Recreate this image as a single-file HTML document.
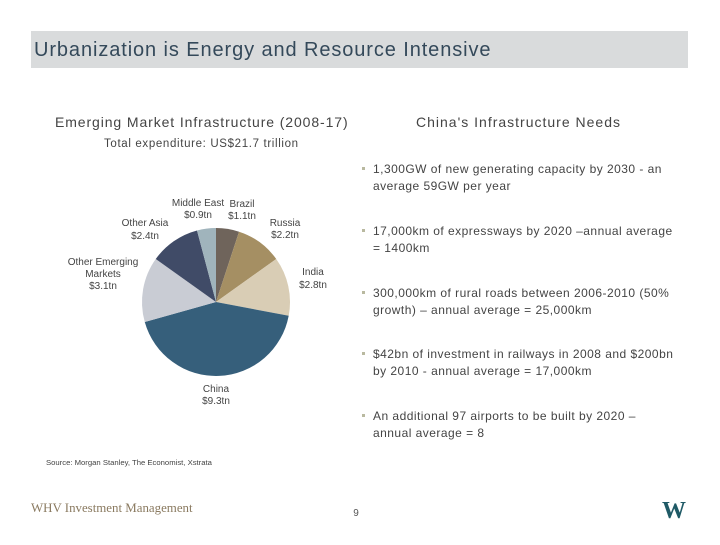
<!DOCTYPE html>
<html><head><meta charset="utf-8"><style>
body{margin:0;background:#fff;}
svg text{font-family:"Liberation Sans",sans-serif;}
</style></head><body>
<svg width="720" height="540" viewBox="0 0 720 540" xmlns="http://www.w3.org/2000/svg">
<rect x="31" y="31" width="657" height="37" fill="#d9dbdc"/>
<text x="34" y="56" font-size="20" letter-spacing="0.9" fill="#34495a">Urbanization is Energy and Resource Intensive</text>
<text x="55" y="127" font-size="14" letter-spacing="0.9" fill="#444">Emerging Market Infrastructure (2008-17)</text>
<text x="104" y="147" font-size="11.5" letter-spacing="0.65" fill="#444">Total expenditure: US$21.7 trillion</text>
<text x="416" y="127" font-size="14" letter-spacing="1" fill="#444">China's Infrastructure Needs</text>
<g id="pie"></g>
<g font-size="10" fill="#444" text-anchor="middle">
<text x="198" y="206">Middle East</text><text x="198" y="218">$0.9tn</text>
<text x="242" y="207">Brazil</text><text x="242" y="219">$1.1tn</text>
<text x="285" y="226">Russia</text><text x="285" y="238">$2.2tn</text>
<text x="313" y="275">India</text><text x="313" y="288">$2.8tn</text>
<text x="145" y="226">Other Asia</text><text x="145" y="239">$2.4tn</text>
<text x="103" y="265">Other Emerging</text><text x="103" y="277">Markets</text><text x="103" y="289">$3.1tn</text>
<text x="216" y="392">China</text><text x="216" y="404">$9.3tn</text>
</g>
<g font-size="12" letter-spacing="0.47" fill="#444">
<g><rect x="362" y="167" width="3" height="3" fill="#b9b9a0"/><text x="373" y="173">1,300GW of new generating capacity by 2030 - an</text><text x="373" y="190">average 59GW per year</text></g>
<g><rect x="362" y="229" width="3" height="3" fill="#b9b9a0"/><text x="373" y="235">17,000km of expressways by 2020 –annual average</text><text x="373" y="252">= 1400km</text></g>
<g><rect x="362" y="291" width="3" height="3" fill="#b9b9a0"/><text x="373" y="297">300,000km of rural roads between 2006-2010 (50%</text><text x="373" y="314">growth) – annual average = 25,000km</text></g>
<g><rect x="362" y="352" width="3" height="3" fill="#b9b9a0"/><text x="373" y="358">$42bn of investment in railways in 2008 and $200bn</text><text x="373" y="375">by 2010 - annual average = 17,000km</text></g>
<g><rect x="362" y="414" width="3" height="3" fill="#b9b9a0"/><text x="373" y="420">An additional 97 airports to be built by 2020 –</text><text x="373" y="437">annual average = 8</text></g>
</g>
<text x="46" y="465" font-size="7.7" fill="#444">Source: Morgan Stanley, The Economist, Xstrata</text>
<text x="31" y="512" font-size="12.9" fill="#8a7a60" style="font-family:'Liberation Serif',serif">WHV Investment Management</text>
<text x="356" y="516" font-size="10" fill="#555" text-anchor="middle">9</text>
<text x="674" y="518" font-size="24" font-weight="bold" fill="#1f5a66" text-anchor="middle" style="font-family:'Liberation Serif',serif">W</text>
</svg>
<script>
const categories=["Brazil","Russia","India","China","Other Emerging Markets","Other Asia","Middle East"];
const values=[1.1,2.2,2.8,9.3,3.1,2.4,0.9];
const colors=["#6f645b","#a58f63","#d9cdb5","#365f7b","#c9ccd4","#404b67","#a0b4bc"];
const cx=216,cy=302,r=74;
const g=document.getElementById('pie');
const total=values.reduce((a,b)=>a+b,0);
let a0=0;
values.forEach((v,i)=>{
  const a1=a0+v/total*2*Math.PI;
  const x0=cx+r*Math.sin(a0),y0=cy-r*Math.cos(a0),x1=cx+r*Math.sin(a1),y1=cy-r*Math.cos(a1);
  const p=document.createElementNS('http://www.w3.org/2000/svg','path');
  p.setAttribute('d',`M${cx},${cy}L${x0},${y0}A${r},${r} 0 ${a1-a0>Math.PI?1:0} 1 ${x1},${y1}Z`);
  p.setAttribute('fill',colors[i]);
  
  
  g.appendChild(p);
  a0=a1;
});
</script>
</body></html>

════

■ Goal of the exercise:
Retype the whole listing exactly and leave the pictures out.

■ The response:
Recreate this image as a single-file HTML document.
<!DOCTYPE html>
<html><head><meta charset="utf-8"><style>
body{margin:0;background:#fff;}
svg text{font-family:"Liberation Sans",sans-serif;}
</style></head><body>
<svg width="720" height="540" viewBox="0 0 720 540" xmlns="http://www.w3.org/2000/svg">
<rect x="31" y="31" width="657" height="37" fill="#d9dbdc"/>
<text x="34" y="56" font-size="20" letter-spacing="0.9" fill="#34495a">Urbanization is Energy and Resource Intensive</text>
<text x="55" y="127" font-size="14" letter-spacing="0.9" fill="#444">Emerging Market Infrastructure (2008-17)</text>
<text x="104" y="147" font-size="11.5" letter-spacing="0.65" fill="#444">Total expenditure: US$21.7 trillion</text>
<text x="416" y="127" font-size="14" letter-spacing="1" fill="#444">China's Infrastructure Needs</text>
<g id="pie"></g>
<g font-size="10" fill="#444" text-anchor="middle">
<text x="198" y="206">Middle East</text><text x="198" y="218">$0.9tn</text>
<text x="242" y="207">Brazil</text><text x="242" y="219">$1.1tn</text>
<text x="285" y="226">Russia</text><text x="285" y="238">$2.2tn</text>
<text x="313" y="275">India</text><text x="313" y="288">$2.8tn</text>
<text x="145" y="226">Other Asia</text><text x="145" y="239">$2.4tn</text>
<text x="103" y="265">Other Emerging</text><text x="103" y="277">Markets</text><text x="103" y="289">$3.1tn</text>
<text x="216" y="392">China</text><text x="216" y="404">$9.3tn</text>
</g>
<g font-size="12" letter-spacing="0.47" fill="#444">
<g><rect x="362" y="167" width="3" height="3" fill="#b9b9a0"/><text x="373" y="173">1,300GW of new generating capacity by 2030 - an</text><text x="373" y="190">average 59GW per year</text></g>
<g><rect x="362" y="229" width="3" height="3" fill="#b9b9a0"/><text x="373" y="235">17,000km of expressways by 2020 –annual average</text><text x="373" y="252">= 1400km</text></g>
<g><rect x="362" y="291" width="3" height="3" fill="#b9b9a0"/><text x="373" y="297">300,000km of rural roads between 2006-2010 (50%</text><text x="373" y="314">growth) – annual average = 25,000km</text></g>
<g><rect x="362" y="352" width="3" height="3" fill="#b9b9a0"/><text x="373" y="358">$42bn of investment in railways in 2008 and $200bn</text><text x="373" y="375">by 2010 - annual average = 17,000km</text></g>
<g><rect x="362" y="414" width="3" height="3" fill="#b9b9a0"/><text x="373" y="420">An additional 97 airports to be built by 2020 –</text><text x="373" y="437">annual average = 8</text></g>
</g>
<text x="46" y="465" font-size="7.7" fill="#444">Source: Morgan Stanley, The Economist, Xstrata</text>
<text x="31" y="512" font-size="12.9" fill="#8a7a60" style="font-family:'Liberation Serif',serif">WHV Investment Management</text>
<text x="356" y="516" font-size="10" fill="#555" text-anchor="middle">9</text>
<text x="674" y="518" font-size="24" font-weight="bold" fill="#1f5a66" text-anchor="middle" style="font-family:'Liberation Serif',serif">W</text>
</svg>
<script>
const categories=["Brazil","Russia","India","China","Other Emerging Markets","Other Asia","Middle East"];
const values=[1.1,2.2,2.8,9.3,3.1,2.4,0.9];
const colors=["#6f645b","#a58f63","#d9cdb5","#365f7b","#c9ccd4","#404b67","#a0b4bc"];
const cx=216,cy=302,r=74;
const g=document.getElementById('pie');
const total=values.reduce((a,b)=>a+b,0);
let a0=0;
values.forEach((v,i)=>{
  const a1=a0+v/total*2*Math.PI;
  const x0=cx+r*Math.sin(a0),y0=cy-r*Math.cos(a0),x1=cx+r*Math.sin(a1),y1=cy-r*Math.cos(a1);
  const p=document.createElementNS('http://www.w3.org/2000/svg','path');
  p.setAttribute('d',`M${cx},${cy}L${x0},${y0}A${r},${r} 0 ${a1-a0>Math.PI?1:0} 1 ${x1},${y1}Z`);
  p.setAttribute('fill',colors[i]);
  
  
  g.appendChild(p);
  a0=a1;
});
</script>
</body></html>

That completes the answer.